D’abord, alerter la presse, si vous voulez. Vu la notoriété de MSF détenteur du prix Nobel de la paix et comme il n’y a pas beaucoup de témoins présents à Gaza, la parole de MSF est prise pour argent comptant. Je vous ai donné l’exemple de ce médecin à l’hôpital Ahli Arab. Son témoignage n’est pas crédible. Autrement dit, la première chose que je veux faire avec ce rapport, c’est alerter sur le fait qu’il faut arrêter de prendre comme parole d’Evangile, si je puis dire, ce que dit MSF. Il faut vérifier ses sources et les recouper, faire un travail de journaliste en somme.

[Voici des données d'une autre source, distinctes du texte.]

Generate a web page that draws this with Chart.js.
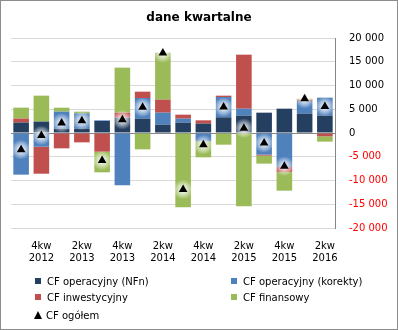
<!DOCTYPE html>
<html>
<head>
<meta charset="utf-8">
<script src="https://cdn.jsdelivr.net/npm/chart.js@4/dist/chart.umd.min.js"></script>
<style>
    html, body { margin: 0; padding: 0; background: #fff; }
    #wrap { position: relative; width: 398px; height: 330px; font-family: "DejaVu Sans", sans-serif; color: #000; }
    #frame { position: absolute; left: 0; top: 0; width: 398px; height: 330px; box-sizing: border-box; border: 1px solid #8c8c8c; pointer-events: none; }
    #title { position: absolute; left: 0; top: 10px; width: 398px; text-align: center; font-weight: bold; font-size: 12px; }
    .leg { position: absolute; font-size: 10px; line-height: 12px; white-space: nowrap; }
    .leg i { display: inline-block; width: 6px; height: 6px; margin-right: 6px; vertical-align: 1px; }
    .leg b { display: inline-block; width: 0; height: 0; border-left: 4px solid transparent; border-right: 4px solid transparent; border-bottom: 8px solid #000; margin-right: 4px; vertical-align: 0; }
</style>
</head>
<body>
<div id="wrap">
    <canvas id="chart" width="398" height="330"></canvas>
    <div id="title">dane kwartalne</div>
    <div id="legend"></div>
    <div id="frame"></div>
</div>
<script>
// kwartały (3kw 2012 - 2kw 2016)
const quarters = [
    ['3kw', '2012'], ['4kw', '2012'], ['1kw', '2013'], ['2kw', '2013'],
    ['3kw', '2013'], ['4kw', '2013'], ['1kw', '2014'], ['2kw', '2014'],
    ['3kw', '2014'], ['4kw', '2014'], ['1kw', '2015'], ['2kw', '2015'],
    ['3kw', '2015'], ['4kw', '2015'], ['1kw', '2016'], ['2kw', '2016']
];

// wartości
const cfNfn     = [2200, 2400, 900, 900, 2530, 3230, 3020, 1750, 2180, 1970, 3300, 3650, 4280, 5120, 4070, 3650];
const cfKorekty = [-8770, -2880, 3590, 3240, 140, -11020, 4350, 2530, 840, -1750, 4280, 1470, -4560, -7160, 2670, 3790];
const cfInwest  = [840, -5690, -3230, -1970, -3930, 1050, 1330, 2740, 840, 700, 280, 11370, -210, -1050, 280, -700];
const cfFinans  = [2300, 5460, 840, 350, -4350, 9480, -3440, 9900, -15650, -3370, -2460, -15440, -1680, -3930, 210, -1120];
const cfOgolem  = [-3500, -500, 2100, 2600, -5800, 2800, 5400, 16850, -11900, -2450, 5450, 1000, -2100, -7000, 7200, 5600];

const yMin = -20000, yMax = 20000, yStep = 5000;

const colors = {
    nfn: '#243F60',
    korekty: '#4F81BD',
    inwest: '#C0504D',
    finans: '#9BBB59'
};

const FONT = '"DejaVu Sans", sans-serif';

// format "20 000"
function fmtNum(v) {
    const s = Math.abs(v).toString().replace(/\B(?=(\d{3})+(?!\d))/g, ' ');
    return (v < 0 ? '-' : '') + s;
}

// poświata wokół trójkątów (jak w Excelu)
const glowPlugin = {
    id: 'glow',
    beforeDatasetDraw(chart, args) {
        if (args.meta.type !== 'line') return;
        const ctx = chart.ctx;
        ctx.save();
        args.meta.data.forEach(pt => {
            const g = ctx.createRadialGradient(pt.x, pt.y, 2, pt.x, pt.y, 10);
            g.addColorStop(0, 'rgba(255,255,255,0.85)');
            g.addColorStop(0.5, 'rgba(255,255,255,0.45)');
            g.addColorStop(1, 'rgba(255,255,255,0)');
            ctx.fillStyle = g;
            ctx.beginPath();
            ctx.arc(pt.x, pt.y, 10, 0, Math.PI * 2);
            ctx.fill();
        });
        ctx.restore();
    }
};

const barDs = (label, data, color) => ({
    type: 'bar',
    label,
    data,
    backgroundColor: color,
    borderWidth: 0,
    categoryPercentage: 1,
    barPercentage: 0.77,
    stack: 'cf'
});

new Chart(document.getElementById('chart').getContext('2d'), {
    data: {
        labels: quarters,
        datasets: [
            {
                type: 'line',
                label: 'CF ogółem',
                data: cfOgolem,
                showLine: false,
                pointStyle: 'triangle',
                pointRadius: 5,
                pointBackgroundColor: '#000',
                pointBorderColor: '#000',
                pointBorderWidth: 0,
                stack: 'total',
                order: -1
            },
            barDs('CF operacyjny (NFn)', cfNfn, colors.nfn),
            barDs('CF operacyjny (korekty)', cfKorekty, colors.korekty),
            barDs('CF inwestycyjny', cfInwest, colors.inwest),
            barDs('CF finansowy', cfFinans, colors.finans)
        ]
    },
    options: {
        responsive: false,
        devicePixelRatio: 1,
        animation: false,
        layout: { padding: { left: 11, top: 38, right: 0, bottom: 60 } },
        plugins: {
            legend: { display: false },
            title: { display: false },
            tooltip: { enabled: false }
        },
        scales: {
            x: {
                stacked: true,
                grid: { display: false },
                border: { display: false },
                ticks: {
                    autoSkip: false,
                    maxRotation: 0,
                    padding: 4,
                    color: '#000',
                    font: { family: FONT, size: 10, lineHeight: 1.25 },
                    callback: (v, i) => (i % 2 === 1 ? quarters[i] : '')
                },
                afterFit: s => { s.height = 42; }
            },
            y: {
                position: 'right',
                stacked: true,
                min: yMin,
                max: yMax,
                grid: {
                    drawTicks: false,
                    color: c => (c.tick.value === 0 ? '#868686' : '#d9d9d9'),
                    lineWidth: 1
                },
                border: { display: true, color: '#868686' },
                ticks: {
                    stepSize: yStep,
                    padding: 14,
                    color: c => (c.tick.value < 0 ? '#ff0000' : '#000'),
                    font: { family: FONT, size: 10 },
                    callback: v => fmtNum(v)
                },
                afterFit: s => { s.width = 63; }
            }
        }
    },
    plugins: [glowPlugin]
});

// legenda (dwie kolumny jak w oryginale)
const legendItems = [
    { text: 'CF operacyjny (NFn)', color: colors.nfn, x: 35, y: 276 },
    { text: 'CF operacyjny (korekty)', color: colors.korekty, x: 231, y: 276 },
    { text: 'CF inwestycyjny', color: colors.inwest, x: 35, y: 292 },
    { text: 'CF finansowy', color: colors.finans, x: 231, y: 292 },
    { text: 'CF ogółem', tri: true, x: 34, y: 310 }
];
document.getElementById('legend').innerHTML = legendItems.map(it => `
    <div class="leg" style="left:${it.x}px;top:${it.y}px">
        ${it.tri ? '<b></b>' : `<i style="background:${it.color}"></i>`}${it.text}
    </div>`).join('');
</script>
</body>
</html>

Le deuxième élément, c’est de reconnaître que MSF n’est pas neutre dans ce conflit et viole sa charte, elle viole sa neutralité, elle viole son impartialité, elle viole son indépendance. MSF est censée être neutre, impartiale et indépendante. Il peut y avoir une forme de complicité avec le Hamas si on prend en compte la communication de MSF depuis le 7 octobre.
Enfin, dernière chose, il serait intéressant et même indispensable concernant le sort des otages de savoir ce que le personnel de MSF à Al-Shifa savait exactement, à la fois de l’utilisation de l’hôpital comme structure militaire par le Hamas avant la guerre et pendant le conflit en lien avec la détention des otages.